(Dataset records)
══════════════════════════════

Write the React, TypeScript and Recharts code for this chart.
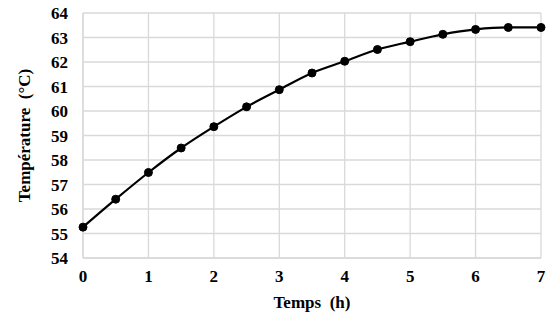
import { LineChart, Line, XAxis, YAxis, CartesianGrid } from "recharts";

const hours = [0, 0.5, 1, 1.5, 2, 2.5, 3, 3.5, 4, 4.5, 5, 5.5, 6, 6.5, 7];
const temps = [55.26, 56.4, 57.49, 58.49, 59.36, 60.17, 60.87, 61.55, 62.03, 62.51, 62.83, 63.13, 63.33, 63.41, 63.41];
const xTicks = [0, 1, 2, 3, 4, 5, 6, 7];
const yTicks = [54, 55, 56, 57, 58, 59, 60, 61, 62, 63, 64];

const data = hours.map((h, i) => ({ h, t: temps[i] }));

const FONT = "'Liberation Serif', 'Times New Roman', serif";
const tickStyle = { fontSize: 17, fontWeight: 700, fill: "#000", fontFamily: FONT };

const YLabel = (props: any) => {
  const { viewBox } = props;
  const cx = viewBox.x + 24;
  const cy = viewBox.y + viewBox.height / 2;
  return (
    <text
      x={cx}
      y={cy}
      transform={`rotate(-90, ${cx}, ${cy})`}
      textAnchor="middle"
      dominantBaseline="central"
      style={{ fontSize: 17, fontWeight: 700, fill: "#000", fontFamily: FONT, whiteSpace: "pre" }}
    >
      {"Température  (°C)"}
    </text>
  );
};

export default function App() {
  return (
    <div style={{ position: "absolute", left: 0, top: 0, width: 548, height: 320, background: "#fff" }}>
      <LineChart width={548} height={320} data={data} margin={{ top: 13, right: 7, bottom: 0, left: 0 }}>
        <CartesianGrid stroke="#d9d9d9" strokeWidth={1.3} />
        <XAxis
          dataKey="h"
          type="number"
          domain={[0, 7]}
          ticks={xTicks}
          interval={0}
          tickLine={false}
          axisLine={{ stroke: "#d9d9d9", strokeWidth: 1.3 }}
          tick={tickStyle}
          tickMargin={6}
          height={62}
          label={{ value: "Temps\u00A0 (h)", position: "insideBottom", offset: 12, style: tickStyle }}
        />
        <YAxis
          type="number"
          domain={[54, 64]}
          ticks={yTicks}
          interval={0}
          tickLine={false}
          axisLine={{ stroke: "#d9d9d9", strokeWidth: 1.3 }}
          tick={tickStyle}
          tickMargin={9}
          width={83}
          label={<YLabel />}
        />
        <Line
          dataKey="t"
          type="monotone"
          stroke="#000"
          strokeWidth={2.2}
          dot={{ r: 4, fill: "#000", stroke: "#000", strokeWidth: 1 }}
          isAnimationActive={false}
        />
      </LineChart>
    </div>
  );
}
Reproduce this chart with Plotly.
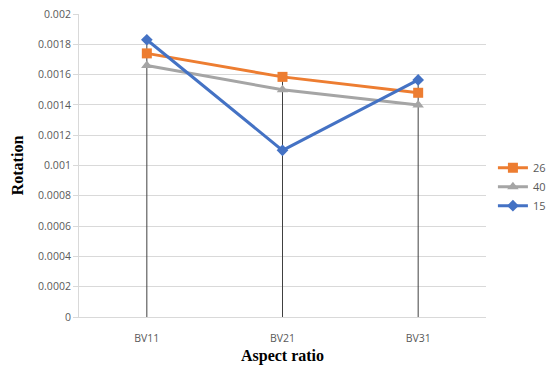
import plotly.graph_objects as go

categories = ["BV11", "BV21", "BV31"]
series_names = ["26", "40", "15"]
s26 = [0.00174, 0.001585, 0.00148]
s40 = [0.00166, 0.0015, 0.0014]
s15 = [0.00183, 0.0011, 0.001565]
y_ticks = [0, 0.0002, 0.0004, 0.0006, 0.0008, 0.001, 0.0012, 0.0014, 0.0016, 0.0018, 0.002]

colors = ["#ED7D31", "#A5A5A5", "#4472C4"]
symbols = ["square", "triangle-up", "diamond"]
sizes = [10, 10, 9]

fig = go.Figure()

# drop lines
all_series = [s26, s40, s15]
for i, c in enumerate(categories):
    top = max(s[i] for s in all_series)
    fig.add_trace(go.Scatter(x=[c, c], y=[0, top], mode="lines",
                             line=dict(color="#404040", width=1),
                             showlegend=False, hoverinfo="skip"))

for name, vals, col, sym, sz in zip(series_names, all_series, colors, symbols, sizes):
    fig.add_trace(go.Scatter(x=categories, y=vals, mode="lines+markers", name=name,
                             line=dict(color=col, width=3),
                             marker=dict(symbol=sym, size=sz, color=col)))

tick_text = [("%.4f" % v).rstrip("0").rstrip(".") if v != 0 else "0" for v in y_ticks]

fig.update_layout(
    width=548, height=367,
    margin=dict(l=79, r=62, t=14, b=50, autoexpand=False),
    plot_bgcolor="white", paper_bgcolor="white",
    font=dict(family="Open Sans", size=10.5, color="#595959"),
    legend=dict(x=1.017, y=0.43, xanchor="left", yanchor="middle",
                font=dict(size=11, color="#595959"), itemwidth=30,
                tracegroupgap=0),
    xaxis=dict(
        type="category", range=[-0.5, 2.5],
        showgrid=False, showline=True, linecolor="#D9D9D9", linewidth=1,
        ticks="", ticklabelstandoff=11,
        title=dict(text="<b>Aspect ratio</b>", standoff=6,
                   font=dict(family="Liberation Serif", size=16, color="black")),
    ),
    yaxis=dict(
        range=[0, 0.002], tickvals=y_ticks, ticktext=tick_text,
        showgrid=True, gridcolor="#D9D9D9", gridwidth=1,
        showline=True, linecolor="#D9D9D9", linewidth=1,
        ticks="outside", ticklen=5, tickcolor="#D9D9D9",
        zeroline=False,
        title=dict(text="<b>Rotation</b>", standoff=10,
                   font=dict(family="Liberation Serif", size=16, color="black")),
    ),
)

fig.write_html("out.html")
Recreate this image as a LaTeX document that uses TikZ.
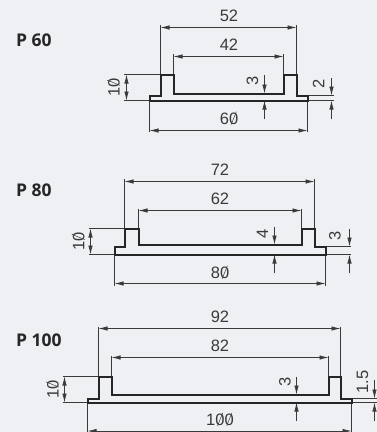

══════════════════════════════

> [Description of the task]:
Please set down each line of the data above exactly as written, without the pictures.

> [Solved problem]:
Write the React, TypeScript and Recharts code for this chart.
import { LineChart, Line, XAxis, YAxis, CartesianGrid } from "recharts";

const hours = [0, 0.5, 1, 1.5, 2, 2.5, 3, 3.5, 4, 4.5, 5, 5.5, 6, 6.5, 7];
const temps = [55.26, 56.4, 57.49, 58.49, 59.36, 60.17, 60.87, 61.55, 62.03, 62.51, 62.83, 63.13, 63.33, 63.41, 63.41];
const xTicks = [0, 1, 2, 3, 4, 5, 6, 7];
const yTicks = [54, 55, 56, 57, 58, 59, 60, 61, 62, 63, 64];

const data = hours.map((h, i) => ({ h, t: temps[i] }));

const FONT = "'Liberation Serif', 'Times New Roman', serif";
const tickStyle = { fontSize: 17, fontWeight: 700, fill: "#000", fontFamily: FONT };

const YLabel = (props: any) => {
  const { viewBox } = props;
  const cx = viewBox.x + 24;
  const cy = viewBox.y + viewBox.height / 2;
  return (
    <text
      x={cx}
      y={cy}
      transform={`rotate(-90, ${cx}, ${cy})`}
      textAnchor="middle"
      dominantBaseline="central"
      style={{ fontSize: 17, fontWeight: 700, fill: "#000", fontFamily: FONT, whiteSpace: "pre" }}
    >
      {"Température  (°C)"}
    </text>
  );
};

export default function App() {
  return (
    <div style={{ position: "absolute", left: 0, top: 0, width: 548, height: 320, background: "#fff" }}>
      <LineChart width={548} height={320} data={data} margin={{ top: 13, right: 7, bottom: 0, left: 0 }}>
        <CartesianGrid stroke="#d9d9d9" strokeWidth={1.3} />
        <XAxis
          dataKey="h"
          type="number"
          domain={[0, 7]}
          ticks={xTicks}
          interval={0}
          tickLine={false}
          axisLine={{ stroke: "#d9d9d9", strokeWidth: 1.3 }}
          tick={tickStyle}
          tickMargin={6}
          height={62}
          label={{ value: "Temps\u00A0 (h)", position: "insideBottom", offset: 12, style: tickStyle }}
        />
        <YAxis
          type="number"
          domain={[54, 64]}
          ticks={yTicks}
          interval={0}
          tickLine={false}
          axisLine={{ stroke: "#d9d9d9", strokeWidth: 1.3 }}
          tick={tickStyle}
          tickMargin={9}
          width={83}
          label={<YLabel />}
        />
        <Line
          dataKey="t"
          type="monotone"
          stroke="#000"
          strokeWidth={2.2}
          dot={{ r: 4, fill: "#000", stroke: "#000", strokeWidth: 1 }}
          isAnimationActive={false}
        />
      </LineChart>
    </div>
  );
}
Reproduce this chart with Plotly.
import plotly.graph_objects as go

categories = ["BV11", "BV21", "BV31"]
series_names = ["26", "40", "15"]
s26 = [0.00174, 0.001585, 0.00148]
s40 = [0.00166, 0.0015, 0.0014]
s15 = [0.00183, 0.0011, 0.001565]
y_ticks = [0, 0.0002, 0.0004, 0.0006, 0.0008, 0.001, 0.0012, 0.0014, 0.0016, 0.0018, 0.002]

colors = ["#ED7D31", "#A5A5A5", "#4472C4"]
symbols = ["square", "triangle-up", "diamond"]
sizes = [10, 10, 9]

fig = go.Figure()

# drop lines
all_series = [s26, s40, s15]
for i, c in enumerate(categories):
    top = max(s[i] for s in all_series)
    fig.add_trace(go.Scatter(x=[c, c], y=[0, top], mode="lines",
                             line=dict(color="#404040", width=1),
                             showlegend=False, hoverinfo="skip"))

for name, vals, col, sym, sz in zip(series_names, all_series, colors, symbols, sizes):
    fig.add_trace(go.Scatter(x=categories, y=vals, mode="lines+markers", name=name,
                             line=dict(color=col, width=3),
                             marker=dict(symbol=sym, size=sz, color=col)))

tick_text = [("%.4f" % v).rstrip("0").rstrip(".") if v != 0 else "0" for v in y_ticks]

fig.update_layout(
    width=548, height=367,
    margin=dict(l=79, r=62, t=14, b=50, autoexpand=False),
    plot_bgcolor="white", paper_bgcolor="white",
    font=dict(family="Open Sans", size=10.5, color="#595959"),
    legend=dict(x=1.017, y=0.43, xanchor="left", yanchor="middle",
                font=dict(size=11, color="#595959"), itemwidth=30,
                tracegroupgap=0),
    xaxis=dict(
        type="category", range=[-0.5, 2.5],
        showgrid=False, showline=True, linecolor="#D9D9D9", linewidth=1,
        ticks="", ticklabelstandoff=11,
        title=dict(text="<b>Aspect ratio</b>", standoff=6,
                   font=dict(family="Liberation Serif", size=16, color="black")),
    ),
    yaxis=dict(
        range=[0, 0.002], tickvals=y_ticks, ticktext=tick_text,
        showgrid=True, gridcolor="#D9D9D9", gridwidth=1,
        showline=True, linecolor="#D9D9D9", linewidth=1,
        ticks="outside", ticklen=5, tickcolor="#D9D9D9",
        zeroline=False,
        title=dict(text="<b>Rotation</b>", standoff=10,
                   font=dict(family="Liberation Serif", size=16, color="black")),
    ),
)

fig.write_html("out.html")
Recreate this image as a LaTeX document that uses TikZ.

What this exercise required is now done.